Multifamily investment is highly sought after by independent investors, public investors and private firms. Here are some reasons why a multifamily investment is popular in the market. Since there are multiple housing units, one or two members vacating will not make a big dent in the owner’s income. A more stable cash flow is a solid benefit that multifamily housing investment offers.

Source: Unlimphotos

Even during rough times, multifamily units generate more stable income compared to other types of property. Also, since multifamily units are relatively larger in size, hiring professional property management services is justified. This way, you can get professional advice on your business practices, and free up your schedule for high priority tasks.

How to analyze multifamily investment opportunities?

Real estate investment is a big decision, and often there are a lot of funds at stake. You would want to make sure that you choose a good fit for your investment goals. Let’s look at what you should consider before investing in an investment.

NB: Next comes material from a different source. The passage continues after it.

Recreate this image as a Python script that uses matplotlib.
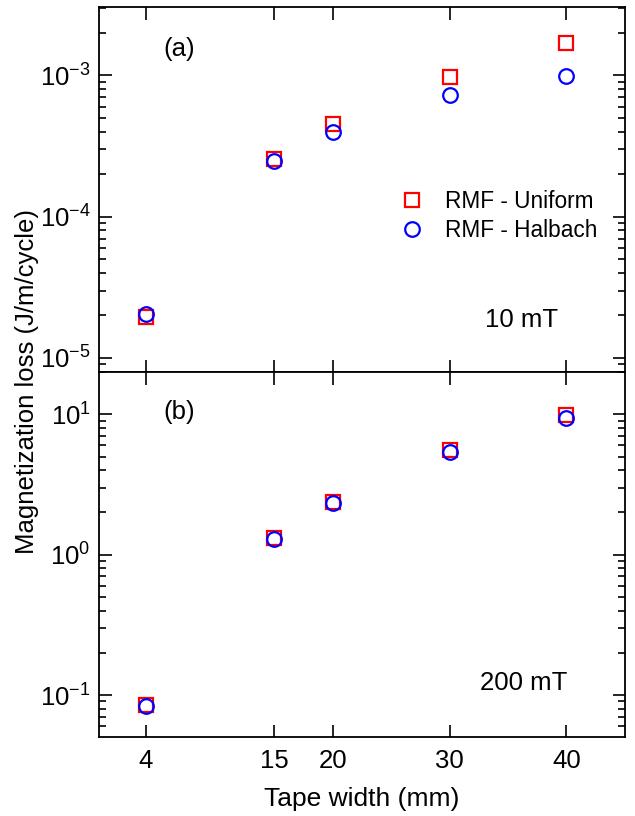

Set goals for your investment

First off, start thinking about what is the objective behind investing. Do you need a stable cash flow now, or is it more important for you to have long term gains, even though current returns are not satisfactory? Sometimes, it could be both, and that is okay too.

Source: Unlimphotos

At this stage, it is also important to take a look at your financial situation, and ask yourself, “How much risk can I afford to take?” If you are a conservative investor, your goal will be to look for an option that is proven to generate stable income, and is resilient during economic slowdown.

Market research

Find out more about the local real estate market of that property. How has the demand for rental properties been in that location? Are there migrants, students, or people from other cities and towns moving for jobs? For example, if the real estate market is dominated by couples moving in to start a family, that’s good news, it means there is some potential for future growth.

Source: Unlimphotos

Also take a look at competitors- are housing options limited, or are they mushrooming all over the place? What is the unique selling point of your competitors- is it scenic views, proximity to places of work, supermarkets, schools- all this is an important part of analysing competitors.

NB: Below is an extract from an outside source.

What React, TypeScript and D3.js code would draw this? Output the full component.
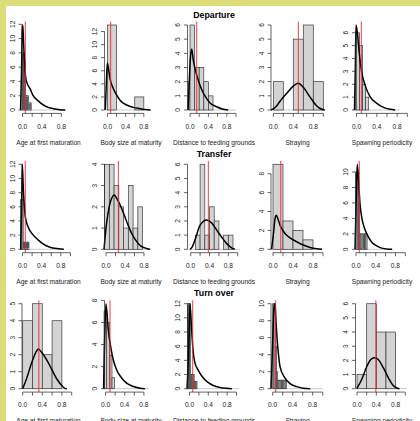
import * as d3 from "d3";
import React from "react";

type Pt = [number, number];

const stages = ["Departure", "Transfer", "Turn over"];
const traits = [
  "Age at first maturation",
  "Body size at maturity",
  "Distance to feeding grounds",
  "Straying",
  "Spawning periodicity",
];

// ---- Departure ----
const departureBreaks = [
  [0, 0.02, 0.04, 0.06, 0.08, 0.1, 0.12, 0.14, 0.16, 0.18],
  [0, 0.2, 0.4, 0.6, 0.8],
  [-0.04, 0, 0.1, 0.2, 0.3, 0.4, 0.5],
  [0, 0.2, 0.4, 0.6, 0.8, 1],
  [0, 0.06, 0.12, 0.18, 0.24],
];
const departureCounts = [
  [8, 8, 7, 2, 2, 2, 0, 1, 1],
  [13, 0, 0, 2],
  [2, 6, 3, 3, 2, 1],
  [2, 0, 5, 6, 2],
  [6, 5, 2, 1],
];
const departureDensity: Pt[][] = [
  [[-0.04, 0], [-0.02, 5.5], [-0.005, 11.2], [0.006, 11.9], [0.022, 9.5], [0.04, 7], [0.062, 4.8], [0.093, 3.8], [0.155, 3.0], [0.22, 2.0], [0.33, 1.25], [0.43, 0.7], [0.53, 0.37], [0.64, 0.18], [0.77, 0.05], [0.88, 0]],
  [[-0.048, 0], [-0.026, 4.0], [-0.004, 7.2], [0.018, 6.5], [0.055, 4.8], [0.128, 3.3], [0.2, 2.3], [0.275, 1.5], [0.42, 0.76], [0.57, 0.4], [0.72, 0.2], [0.83, 0.06], [0.95, 0]],
  [[-0.043, 0], [-0.022, 1.5], [0.007, 3.6], [0.037, 4.3], [0.072, 3.5], [0.146, 2.45], [0.217, 1.75], [0.29, 1.2], [0.363, 0.8], [0.435, 0.5], [0.58, 0.23], [0.7, 0.07], [0.83, 0]],
  [[-0.05, 0], [0, 0.08], [0.07, 0.3], [0.13, 0.6], [0.27, 1.18], [0.4, 1.69], [0.5, 1.88], [0.6, 1.6], [0.73, 0.94], [0.87, 0.28], [0.97, 0.05], [1.03, 0]],
  [[-0.04, 0], [-0.024, 3], [-0.01, 6.6], [0.016, 6.0], [0.055, 4.4], [0.1, 3.0], [0.167, 1.95], [0.266, 1.04], [0.4, 0.52], [0.53, 0.2], [0.66, 0.05], [0.76, 0]],
];
const departureObserved = [0.058, 0.07, 0.146, 0.5, 0.095];
const departureZero = [[-0.04, 0.92], [-0.05, 0.9], [-0.04, 1.0], [-0.05, 1.03], [-0.04, 0.85]];

// ---- Transfer ----
const transferBreaks = [
  [-0.04, 0.015, 0.03, 0.045, 0.06, 0.075, 0.09, 0.105, 0.12, 0.135],
  [-0.03, 0.07, 0.17, 0.27, 0.37, 0.47, 0.57, 0.67, 0.77],
  [0.1, 0.2, 0.3, 0.4, 0.5, 0.6, 0.7, 0.8, 0.9],
  [0, 0.2, 0.4, 0.6, 0.8],
  [0, 0.025, 0.05, 0.075, 0.1, 0.125, 0.15, 0.175, 0.2, 0.225],
];
const transferCounts = [
  [7, 1, 1, 1, 1, 1, 1, 1, 1],
  [4, 4, 3, 2, 1, 3, 1, 2],
  [1, 6, 1, 3, 2, 0, 1, 1],
  [9, 3, 2, 1],
  [10, 10, 6, 2, 2, 2, 2, 2, 2],
];
const transferDensity: Pt[][] = [
  [[-0.037, 0], [-0.02, 5], [-0.004, 12], [0.017, 8.5], [0.037, 6.2], [0.058, 4.6], [0.12, 3.1], [0.225, 2.0], [0.33, 1.3], [0.43, 0.75], [0.57, 0.28], [0.75, 0.07], [0.86, 0]],
  [[-0.042, 0], [0, 1.0], [0.048, 1.77], [0.12, 2.4], [0.168, 2.55], [0.238, 2.35], [0.33, 1.92], [0.436, 1.3], [0.54, 0.75], [0.646, 0.36], [0.737, 0.15], [0.857, 0.04], [0.93, 0]],
  [[-0.015, 0], [0.03, 0.15], [0.09, 0.65], [0.2, 1.7], [0.34, 2.07], [0.447, 1.85], [0.553, 1.36], [0.66, 0.85], [0.766, 0.4], [0.87, 0.1], [0.94, 0]],
  [[-0.03, 0], [0.006, 1.5], [0.04, 3.2], [0.066, 3.6], [0.1, 3.2], [0.14, 2.56], [0.24, 1.68], [0.34, 1.22], [0.474, 0.8], [0.606, 0.45], [0.74, 0.2], [0.874, 0.05], [0.98, 0]],
  [[-0.02, 0], [0.006, 7], [0.026, 11], [0.055, 8.5], [0.081, 5.9], [0.12, 4.0], [0.18, 2.6], [0.25, 1.6], [0.32, 0.9], [0.42, 0.43], [0.52, 0.15], [0.65, 0.02], [0.73, 0]],
];
const transferObserved = [0.058, 0.26, 0.375, 0.155, 0.067];
const transferZero = [[-0.04, 0.86], [-0.04, 0.9], [-0.05, 1.05], [-0.03, 0.97], [-0.02, 0.76]];

// ---- Turn over ----
const turnOverBreaks = [
  [0, 0.2, 0.4, 0.6, 0.8],
  [-0.03, 0.025, 0.08, 0.135, 0.19],
  [-0.04, -0.02, 0, 0.02, 0.04, 0.06, 0.08, 0.1, 0.12, 0.14, 0.16],
  [0, 0.025, 0.05, 0.075, 0.1, 0.125, 0.15, 0.175, 0.2, 0.225, 0.25, 0.275],
  [0, 0.2, 0.4, 0.6, 0.8],
];
const turnOverCounts = [
  [4, 5, 2, 4],
  [7, 6, 3, 1],
  [12, 12, 12, 2, 2, 1, 2, 1, 1, 1],
  [10, 10, 5, 2, 1, 1, 1, 1, 1, 1, 1],
  [1, 6, 4, 4],
];
const turnOverDensity: Pt[][] = [
  [[0, 0], [0.08, 0.6], [0.18, 1.5], [0.29, 2.25], [0.32, 2.33], [0.39, 2.13], [0.49, 1.7], [0.59, 1.15], [0.69, 0.6], [0.8, 0.18], [0.86, 0.02], [0.9, 0]],
  [[-0.04, 0], [-0.02, 4], [0.01, 7.7], [0.058, 5.3], [0.108, 3.8], [0.163, 2.6], [0.233, 1.7], [0.34, 0.95], [0.44, 0.5], [0.58, 0.2], [0.72, 0.05], [0.82, 0]],
  [[-0.053, 0], [-0.02, 5], [0.01, 12], [0.04, 9], [0.068, 6], [0.117, 3.6], [0.187, 2.6], [0.29, 1.55], [0.4, 0.85], [0.506, 0.46], [0.65, 0.18], [0.79, 0.05], [0.9, 0]],
  [[-0.034, 0], [-0.004, 5], [0.026, 9.5], [0.046, 10], [0.066, 8], [0.086, 6], [0.116, 4], [0.146, 2.6], [0.246, 1.25], [0.346, 0.6], [0.48, 0.24], [0.61, 0.05], [0.75, 0]],
  [[-0.006, 0], [0.097, 0.65], [0.2, 1.55], [0.3, 2.1], [0.37, 2.18], [0.44, 2.06], [0.545, 1.48], [0.65, 0.77], [0.75, 0.23], [0.82, 0.05], [0.88, 0]],
];
const turnOverObserved = [0.33, 0.094, 0.068, 0.06, 0.39];
const turnOverZero = [[0, 0.9], [-0.04, 0.9], [-0.05, 1.05], [-0.03, 1.0], [0, 1.03]];

const breaksByRow = [departureBreaks, transferBreaks, turnOverBreaks];
const countsByRow = [departureCounts, transferCounts, turnOverCounts];
const densityByRow = [departureDensity, transferDensity, turnOverDensity];
const observedByRow = [departureObserved, transferObserved, turnOverObserved];
const zeroByRow = [departureZero, transferZero, turnOverZero];

// ---- layout ----
const W = 420;
const H = 421;
const colLeft = [22, 104.5, 187.5, 271, 355.5];
const rowZero = [110, 249.3, 388.7];
const plotW = 53;
const dataH = 85;
const pad = 3.4;
// pixel of x = 0 and pixels per unit, for each panel
const xOrigin = [
  [22.5, 107.5, 190, 273.3, 356.5],
  [22.5, 106, 190.7, 273, 356],
  [22.7, 105.5, 189.5, 272.7, 357],
];
const xUnit = [
  [48.5, 45.4, 46, 50, 50.8],
  [48, 47.5, 47, 50, 49.3],
  [49, 48, 47, 50, 48.3],
];
const xLast = [
  [0.8, 0.8, 1, 1, 1],
  [1, 0.8, 1, 1, 1],
  [1, 0.8, 1, 1, 1],
];
const frameColor = "#dadd78";
const ink = "#222";
const fontSize = 6.6;
const fmt = d3.format(".1f");

function Panel({ r, c }: { r: number; c: number }) {
  const left = colLeft[c];
  const y0 = rowZero[r];
  const breaks = breaksByRow[r][c];
  const counts = countsByRow[r][c];
  const dens = densityByRow[r][c];
  const zero = zeroByRow[r][c];

  const x = d3
    .scaleLinear()
    .domain([0, 1])
    .range([xOrigin[r][c], xOrigin[r][c] + xUnit[r][c]]);
  const ymax = Math.max(d3.max(counts) as number, d3.max(dens, (d) => d[1]) as number);
  const y = d3.scaleLinear().domain([0, ymax]).range([y0, y0 - dataH]);

  const yTicks = d3.ticks(0, ymax * 1.04, 5);
  const xTicks = d3.range(0, xLast[r][c] + 0.001, 0.2);
  const line = d3
    .line<Pt>()
    .x((d) => x(d[0]))
    .y((d) => y(d[1]))
    .curve(d3.curveMonotoneX);

  const top = y0 - dataH - pad;
  const bottom = y0 + pad;
  const red = x(observedByRow[r][c]);
  const cx = left + plotW / 2;

  return (
    <g>
      <line x1={x(zero[0])} x2={x(zero[1])} y1={y0} y2={y0} stroke="#c8c8c8" strokeWidth={1} />
      {counts.map((n, i) =>
        n > 0 ? (
          <rect
            key={i}
            x={x(breaks[i])}
            y={y(n)}
            width={x(breaks[i + 1]) - x(breaks[i])}
            height={y0 - y(n)}
            fill="#d3d3d3"
            stroke="#3a3a3a"
            strokeWidth={0.7}
          />
        ) : null
      )}
      <path d={line(dens) || ""} fill="none" stroke="#000" strokeWidth={1.5} strokeLinejoin="round" />
      <line x1={red} x2={red} y1={top} y2={bottom} stroke="#f02828" strokeWidth={0.9} />

      {/* x axis */}
      <line x1={x(0)} x2={x(xLast[r][c])} y1={bottom} y2={bottom} stroke={ink} strokeWidth={0.7} />
      {xTicks.map((t, i) => (
        <g key={i}>
          <line x1={x(t)} x2={x(t)} y1={bottom} y2={bottom + 3.5} stroke={ink} strokeWidth={0.7} />
          {i % 2 === 0 && (
            <text x={x(t)} y={y0 + 16} fontSize={fontSize} textAnchor="middle" dominantBaseline="central" fill={ink}>
              {fmt(t)}
            </text>
          )}
        </g>
      ))}

      {/* y axis */}
      <line x1={left} x2={left} y1={y(0)} y2={y(yTicks[yTicks.length - 1])} stroke={ink} strokeWidth={0.7} />
      {yTicks.map((t, i) => (
        <g key={i}>
          <line x1={left - 3.5} x2={left} y1={y(t)} y2={y(t)} stroke={ink} strokeWidth={0.7} />
          <text
            transform={`translate(${left - 10},${y(t)}) rotate(-90)`}
            fontSize={fontSize}
            textAnchor="middle"
            dominantBaseline="central"
            fill={ink}
          >
            {t}
          </text>
        </g>
      ))}

      <text x={cx} y={y0 + 32} fontSize={fontSize} textAnchor="middle" dominantBaseline="central" fill={ink}>
        {traits[c]}
      </text>
      {c === 2 && (
        <text x={cx} y={y0 - 95.5} fontSize={8.8} fontWeight="bold" textAnchor="middle" dominantBaseline="central" fill="#000">
          {stages[r]}
        </text>
      )}
    </g>
  );
}

export default function App() {
  return (
    <svg
      width={W}
      height={H}
      style={{ position: "absolute", left: 0, top: 0 }}
      fontFamily="'Liberation Sans', Arial, Helvetica, sans-serif"
    >
      <rect width={W} height={H} fill="#fff" />
      {stages.map((s, r) => traits.map((t, c) => <Panel key={`${s}-${t}`} r={r} c={c} />))}
      <rect x={0} y={0} width={W} height={6} fill={frameColor} />
      <rect x={0} y={0} width={6} height={H} fill={frameColor} />
    </svg>
  );
}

Analysing the property unit

Once you have clarity on your goals and capacity to take risk, and the market atmosphere, you can then turn your attention to the specifics of the property you want to invest in.

Cost of investment

The cost of investment is an estimate of the entire amount you will have to invest when you purchase the property. It includes not only the purchase price of the property, but also the cost of repairs, downpayment, and closing cost.

Source: Unlimphotos

It is a good idea to call in an inspector to check for maintenance and repair needs of the property. It will give you a fair estimate of your repair costs throughout the year. Excessive repair costs and maintenance needs are a red flag- mould, leakages, termites and rust are some things you need to watch out for when you physically inspect the property. Finally, you will also need to take care of legal fees, bank appraisal, and loan application fees, if it applies to you.

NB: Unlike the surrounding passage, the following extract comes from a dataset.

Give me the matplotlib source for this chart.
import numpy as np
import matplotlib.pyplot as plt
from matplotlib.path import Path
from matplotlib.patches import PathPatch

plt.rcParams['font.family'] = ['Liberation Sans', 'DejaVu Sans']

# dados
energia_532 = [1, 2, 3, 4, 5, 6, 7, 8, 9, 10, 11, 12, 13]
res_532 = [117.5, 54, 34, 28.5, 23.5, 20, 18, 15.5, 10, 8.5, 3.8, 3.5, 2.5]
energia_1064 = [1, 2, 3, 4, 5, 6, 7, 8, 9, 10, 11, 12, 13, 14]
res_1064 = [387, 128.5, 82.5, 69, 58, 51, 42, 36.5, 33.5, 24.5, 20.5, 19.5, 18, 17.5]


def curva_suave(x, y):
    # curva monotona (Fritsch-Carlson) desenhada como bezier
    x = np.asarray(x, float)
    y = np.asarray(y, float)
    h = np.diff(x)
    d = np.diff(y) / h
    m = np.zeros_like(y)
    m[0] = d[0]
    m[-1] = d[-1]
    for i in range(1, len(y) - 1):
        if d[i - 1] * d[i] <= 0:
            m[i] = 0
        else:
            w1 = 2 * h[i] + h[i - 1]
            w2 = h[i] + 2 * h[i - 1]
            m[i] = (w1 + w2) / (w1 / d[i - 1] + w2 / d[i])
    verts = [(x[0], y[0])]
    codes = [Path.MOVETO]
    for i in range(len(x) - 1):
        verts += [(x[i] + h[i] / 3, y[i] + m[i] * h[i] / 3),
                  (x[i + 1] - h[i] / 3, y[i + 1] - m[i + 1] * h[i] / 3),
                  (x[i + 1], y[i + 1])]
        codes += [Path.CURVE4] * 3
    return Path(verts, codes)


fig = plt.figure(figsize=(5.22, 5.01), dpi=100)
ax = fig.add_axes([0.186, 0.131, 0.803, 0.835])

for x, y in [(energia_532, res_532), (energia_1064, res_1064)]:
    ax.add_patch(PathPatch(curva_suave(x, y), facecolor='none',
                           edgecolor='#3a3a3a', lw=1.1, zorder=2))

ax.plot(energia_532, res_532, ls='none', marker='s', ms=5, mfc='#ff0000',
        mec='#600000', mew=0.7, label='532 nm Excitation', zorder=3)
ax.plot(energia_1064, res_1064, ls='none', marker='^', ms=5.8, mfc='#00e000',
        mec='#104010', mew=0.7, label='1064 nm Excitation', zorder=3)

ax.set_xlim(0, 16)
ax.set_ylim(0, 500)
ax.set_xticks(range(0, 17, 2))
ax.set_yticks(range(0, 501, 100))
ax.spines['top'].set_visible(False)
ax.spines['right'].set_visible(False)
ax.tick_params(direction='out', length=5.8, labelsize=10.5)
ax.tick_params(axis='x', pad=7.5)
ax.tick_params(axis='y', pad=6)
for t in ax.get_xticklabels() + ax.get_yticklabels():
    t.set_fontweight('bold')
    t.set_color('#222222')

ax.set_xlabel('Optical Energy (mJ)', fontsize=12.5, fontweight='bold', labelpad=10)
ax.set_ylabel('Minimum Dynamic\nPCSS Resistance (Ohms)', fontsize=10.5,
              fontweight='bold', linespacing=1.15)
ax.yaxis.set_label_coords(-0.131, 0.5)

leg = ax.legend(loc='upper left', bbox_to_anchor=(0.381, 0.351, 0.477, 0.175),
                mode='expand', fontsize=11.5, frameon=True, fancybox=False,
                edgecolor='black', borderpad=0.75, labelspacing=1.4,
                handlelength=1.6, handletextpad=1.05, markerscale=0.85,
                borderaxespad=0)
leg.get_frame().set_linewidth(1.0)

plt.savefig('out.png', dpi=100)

Apart from the initial cost of investment, you should also keep an eye on projected expenses, i.e. the bills you have to pay when you start managing the property. These include insurance, utilities like water and electricity, building maintenance, and taxes.

Estimate of income

The main source of your income will be the monthly rent, along with fees for laundry, vending machines, parking, etc. In order to estimate your income by way of rent and other passive sources, you can ask your seller to provide a proforma of expected expenses and income. Historical information, like profit and loss statements, will help you understand the past performance of the property. Moreover, also ask for information about vacancy rates.

Net operating income

Net income is what is left with you when you deduct all operating expenses from your revenue. Operating expenses refers to those expenses that are necessary for running a business, and in this case, maintaining the multi family housing unit. It includes utilities, maintenance, property taxes, insurance, etc. Basically, when you minus operating expenses from your revenue, you get your operating net income.

How is the cash flow?

Most people take housing loans before investing in real estate. So, every month, you will be paying back a part of that loan from the money you make. The cash flow is what remains with you after paying the mortgage on that property. Mortgage usually consists of the principal amount, i.e. payment of the original amount that you borrowed, the interest, and other expenses like premium for home insurance. In simple terms, cash flow is revenue minus mortgage.

Return on investment

Return on investment (ROI) is the money you make over the money you invested in buying the property. So basically, ROI is cash flow divided by the cost of investment. This is the most important number of all. The ROI figure must be positive, for you to consider this a good investment. Tax deductions are one way of maintaining a good ROI figure. Also, the ROI tends to increase over time as the value of the property appreciates.

Exit strategy

Exit strategy refers to what you have planned for this property in the long term. For example, one strategy is long-term ownership, wherein you hold the property for several years. Some investors may want to sell the property for capital gains when the market conditions are appropriate for such a decision. You may make upgrades and changes to the property before selling it, so that its value appreciates.

If you are a potential investor who wants to venture into multifamily unit investments, you will need to do a thorough assessment of your appetite for risk, and your investment options. We hope this article gave you an overview of the various factors that play a role in judging the suitability of an investment.